Blog: Simon WarburtonBack in Nizhny Novgorod

Simon Warburton | 6 February 2013

Day two in Nizhny Novgorod and attendance at GAZ Group CEO, Bo Andersson's operational heads meeting at 08:00 to discuss the previous day's issues and plan the working time ahead.

No endless discussions here sat round a table - rather around 30 senior managers stood opposite Andersson whose Russian translator quick-fired back and forth as the Swedish boss listened, advised and suggested.

Andersson is completely driven by his desire to succeed - and he rewards those who triumph with him - targets, numbers, concerns, bonus payments - all were aired in a ten-minute brainstorming session that would be repeated later that day at 17:00 as those same heads came together with Bo to discuss what had and hadn't been achieved.

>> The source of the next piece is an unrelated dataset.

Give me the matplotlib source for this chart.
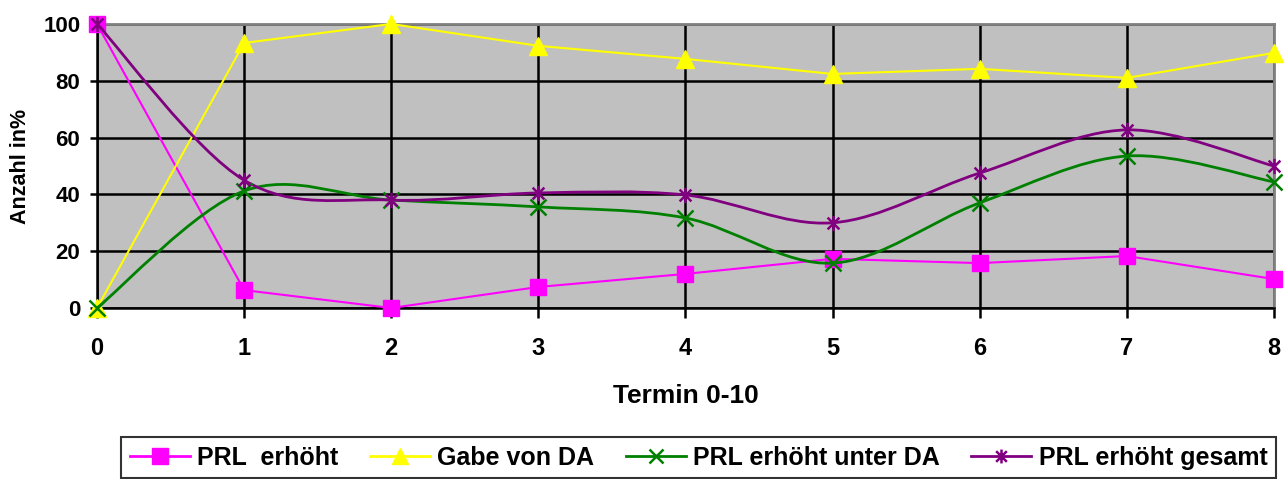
import matplotlib.pyplot as plt
import numpy as np
from matplotlib.path import Path
from matplotlib.patches import PathPatch
from matplotlib.lines import Line2D

# Data ---------------------------------------------------------------
termin = [0, 1, 2, 3, 4, 5, 6, 7, 8]
prl_erhoeht = [100, 6.3, 0, 7.4, 12, 17.3, 15.8, 18.3, 10.2]
gabe_da = [0, 93.3, 100, 92.3, 87.7, 82.4, 84.2, 81, 89.8]
prl_unter_da = [0, 41.2, 38, 35.6, 31.7, 15.8, 37, 53.5, 44.4]
prl_gesamt = [100, 45, 38, 40.5, 39.8, 30, 47.5, 62.7, 50]
y_ticks = [0, 20, 40, 60, 80, 100]

plt.rcParams['font.family'] = ['Liberation Sans', 'DejaVu Sans']
plt.rcParams['font.weight'] = 'bold'

# Excel-like star marker (x with vertical bar)
star = Path([(-1, -1), (1, 1), (-1, 1), (1, -1), (0, -1.3), (0, 1.3)],
            [Path.MOVETO, Path.LINETO, Path.MOVETO, Path.LINETO, Path.MOVETO, Path.LINETO])


def smooth_path(x, y):
    # Catmull-Rom style bezier like Excel "smoothed line"
    x = np.asarray(x, float)
    y = np.asarray(y, float)
    pts = np.column_stack([x, y])
    n = len(pts)
    verts = [pts[0]]
    codes = [Path.MOVETO]
    for i in range(n - 1):
        p0 = pts[i - 1] if i > 0 else pts[i]
        p1 = pts[i]
        p2 = pts[i + 1]
        p3 = pts[i + 2] if i + 2 < n else pts[i + 1]
        c1 = p1 + (p2 - p0) / 6
        c2 = p2 - (p3 - p1) / 6
        verts += [c1, c2, p2]
        codes += [Path.CURVE4] * 3
    return Path(verts, codes)


fig = plt.figure(figsize=(12.88, 4.79), dpi=100)
ax = fig.add_axes([0.0753, 0.357, 0.9137, 0.593])
ax.set_facecolor('#C0C0C0')

ax.set_xlim(0, 8)
ax.set_ylim(0, 100)
ax.set_xticks(termin)
ax.set_yticks(y_ticks)
ax.grid(True, color='black', linewidth=1.8)
ax.set_axisbelow(True)

ax.tick_params(axis='x', direction='out', length=7, width=1.8, labelsize=17, pad=14)
ax.tick_params(axis='y', direction='out', length=5, width=1.8, labelsize=16, pad=7)
for lab in ax.get_xticklabels() + ax.get_yticklabels():
    lab.set_fontweight('bold')

for side in ['top', 'right']:
    ax.spines[side].set_color('#808080')
    ax.spines[side].set_linewidth(2)
ax.spines['left'].set_linewidth(1.8)
ax.spines['bottom'].set_linewidth(1.8)

# straight series
ax.plot(termin, prl_erhoeht, color='#FF00FF', linewidth=1.5, marker='s',
        markersize=11, clip_on=False, zorder=4)
ax.plot(termin, gabe_da, color='#FFFF00', linewidth=1.5, marker='^',
        markersize=13, clip_on=False, zorder=4)

# smoothed series
for ys, col, mk, ms in [(prl_unter_da, '#008000', 'x', 12), (prl_gesamt, '#800080', star, 11)]:
    patch = PathPatch(smooth_path(termin, ys), facecolor='none', edgecolor=col,
                      linewidth=2, zorder=4, clip_on=False)
    ax.add_patch(patch)
    ax.plot(termin, ys, linestyle='none', marker=mk, markersize=ms, color=col,
            markeredgewidth=1.8, clip_on=False, zorder=5)

ax.set_xlabel('Termin 0-10', fontsize=19, fontweight='bold', labelpad=17)
ax.set_ylabel('Anzahl in%', fontsize=15.5, fontweight='bold', labelpad=9)

handles = [
    Line2D([], [], color='#FF00FF', linewidth=2, marker='s', markersize=11),
    Line2D([], [], color='#FFFF00', linewidth=2, marker='^', markersize=12),
    Line2D([], [], color='#008000', linewidth=2, marker='x', markersize=10, markeredgewidth=1.8),
    Line2D([], [], color='#800080', linewidth=2, marker=star, markersize=10, markeredgewidth=1.8),
]
labels = ['PRL  erhöht', 'Gabe von DA', 'PRL erhöht unter DA', 'PRL erhöht gesamt']
leg = fig.legend(handles, labels, loc='upper left', bbox_to_anchor=(0.094, 0.088),
                 borderaxespad=0, ncol=4, frameon=True, fancybox=False, edgecolor='black',
                 prop={'size': 18, 'weight': 'bold'}, handlelength=2.4,
                 handletextpad=0.3, columnspacing=1.25, borderpad=0.35)
leg.get_frame().set_linewidth(1.5)

fig.savefig('out.png', dpi=100)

The GAZ chief is never anything less than direct: "Root cause is always hard to find - then you can attack the problem" - was one of his comments - to be swiftly followed up by the head of the OAO GAZ union's: "People are waiting to get their annual bonuses," giving a brief glimpse into the challenges and opportunities GAZ is undergoing.

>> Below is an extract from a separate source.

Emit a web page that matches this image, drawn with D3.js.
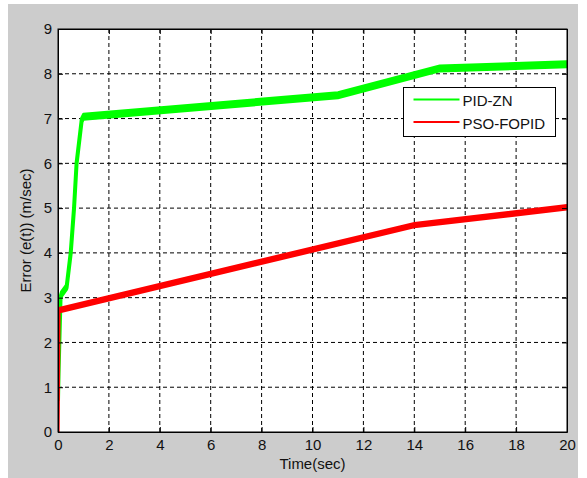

We rapidly moved on to march across a vast part of Andersson's empire - he says he walks 5km a day touring this huge site - and I can well believe it.

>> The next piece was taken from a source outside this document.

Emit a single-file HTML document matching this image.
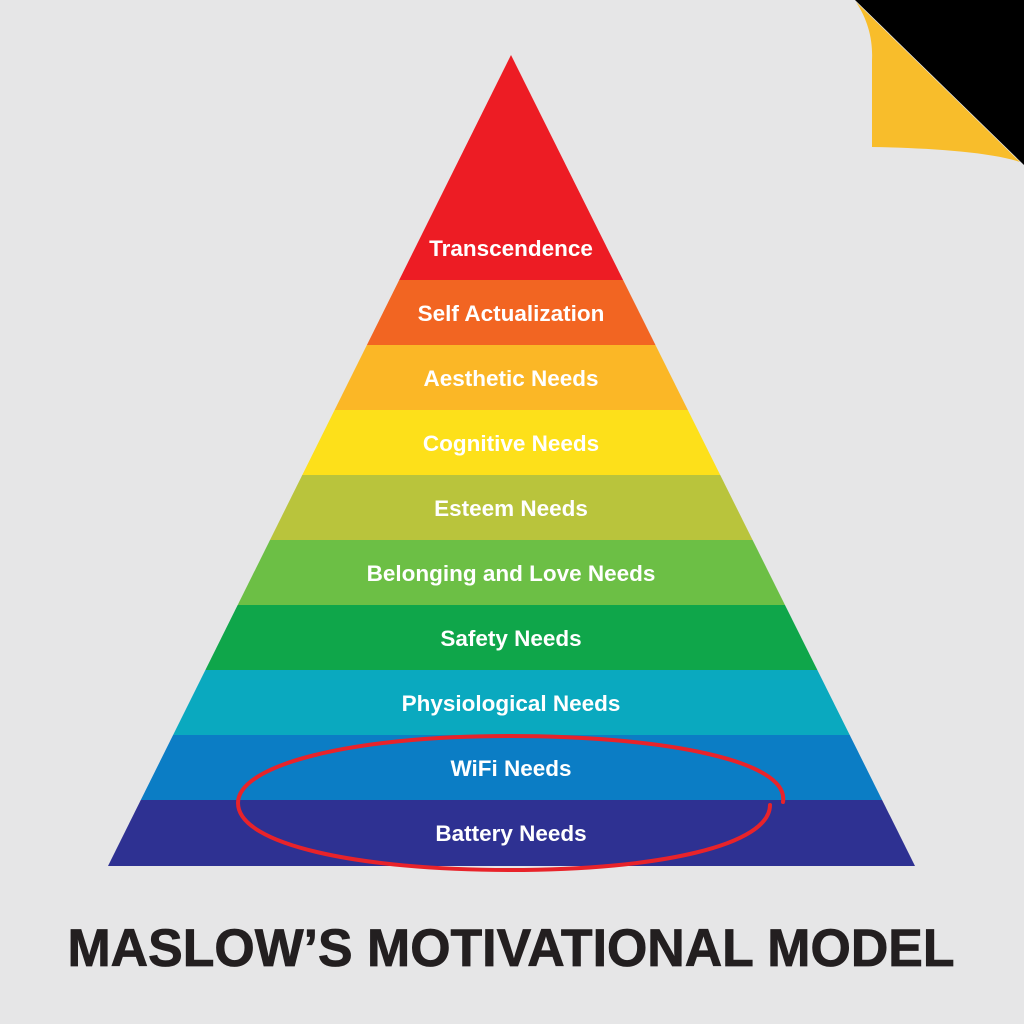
<!DOCTYPE html>
<html><head><style>html,body{margin:0;padding:0;background:#e6e6e7;}svg{display:block}</style></head>
<body>
<svg width="1024" height="1024" viewBox="0 0 1024 1024" xmlns="http://www.w3.org/2000/svg">
<rect width="1024" height="1024" fill="#e6e6e7"/>
<defs><clipPath id="tri"><polygon points="511,55 915,866 108,866"/></clipPath></defs>
<g clip-path="url(#tri)">
<rect x="0" y="40" width="1024" height="240" fill="#ed1c24"/>
<rect x="0" y="280" width="1024" height="65" fill="#f26522"/>
<rect x="0" y="345" width="1024" height="65" fill="#fbb726"/>
<rect x="0" y="410" width="1024" height="65" fill="#fde01a"/>
<rect x="0" y="475" width="1024" height="65" fill="#b9c43c"/>
<rect x="0" y="540" width="1024" height="65" fill="#6cbf45"/>
<rect x="0" y="605" width="1024" height="65" fill="#0fa64a"/>
<rect x="0" y="670" width="1024" height="65" fill="#0aa9bf"/>
<rect x="0" y="735" width="1024" height="65" fill="#0b7dc5"/>
<rect x="0" y="800" width="1024" height="70" fill="#2e3192"/>
</g>
<g font-family="Liberation Sans, sans-serif" font-weight="bold" font-size="22.5" fill="#fff" text-anchor="middle">
<text x="511" y="256">Transcendence</text>
<text x="511" y="321">Self Actualization</text>
<text x="511" y="386">Aesthetic Needs</text>
<text x="511" y="451">Cognitive Needs</text>
<text x="511" y="516">Esteem Needs</text>
<text x="511" y="581">Belonging and Love Needs</text>
<text x="511" y="646">Safety Needs</text>
<text x="511" y="711">Physiological Needs</text>
<text x="511" y="776">WiFi Needs</text>
<text x="511" y="841">Battery Needs</text>
</g>
<path d="M783,802 C790,760 660,736 510,736 C350,736 238,765 238,803 C238,845 360,870 510,870 C660,870 770,845 770,805" fill="none" stroke="#e8232a" stroke-width="4" stroke-linecap="round"/>
<polygon points="855,0 1024,0 1024,165" fill="#000"/>
<path d="M856,2 C868,20 873,40 872,60 L872,147 C930,148 990,152 1020,162 Z" fill="#f8bd2b"/>
<text x="511" y="966" font-family="Liberation Sans, sans-serif" font-weight="bold" font-size="53" fill="#231f20" stroke="#231f20" stroke-width="0.8" text-anchor="middle" textLength="887" lengthAdjust="spacingAndGlyphs">MASLOW’S MOTIVATIONAL MODEL</text>
</svg>
</body></html>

Always striding ahead, the CEO is constantly asking questions, encouraging and praising his staff, who genuinely seem to respond to his enormous energy.

Bodyshop, the Bosal joint venture, the brightly-lit VW site, ditto Skoda, the upcoming Daimler hall, assembly lines, welding, training, were a blur of frenetic activity as the boss accelerated through his daily programme.

This is the second largest car plant in the world and you need a coach just to get from A to B. It has a real aura about it, bedecked with slogans such as the: "Thank you for your honest labour" adorning one exit.

Following that whirlwind tour and interviews with more senior plant management, GAZ drove us out to its snow-bound testing track about 30 clicks from Nizhny and where we got an off-road ride in its Tiger armoured vehicle - a bit like frozen wadi-bashing.

Back to Nizhny and a final dinner with Bo tonight at which one of his staff said they'd been to see Paul McCartney in concert in Moscow.

I'm no Beatles fan - which I realise is heretical in some eyes - but he did apparently play - to popular acclaim by all accounts - "Back in the USSR."

That's the one Beatles tune I do actually like and it must have seemed pretty powerful, given his audience, replete with memories that are still pretty fresh for so many Russians.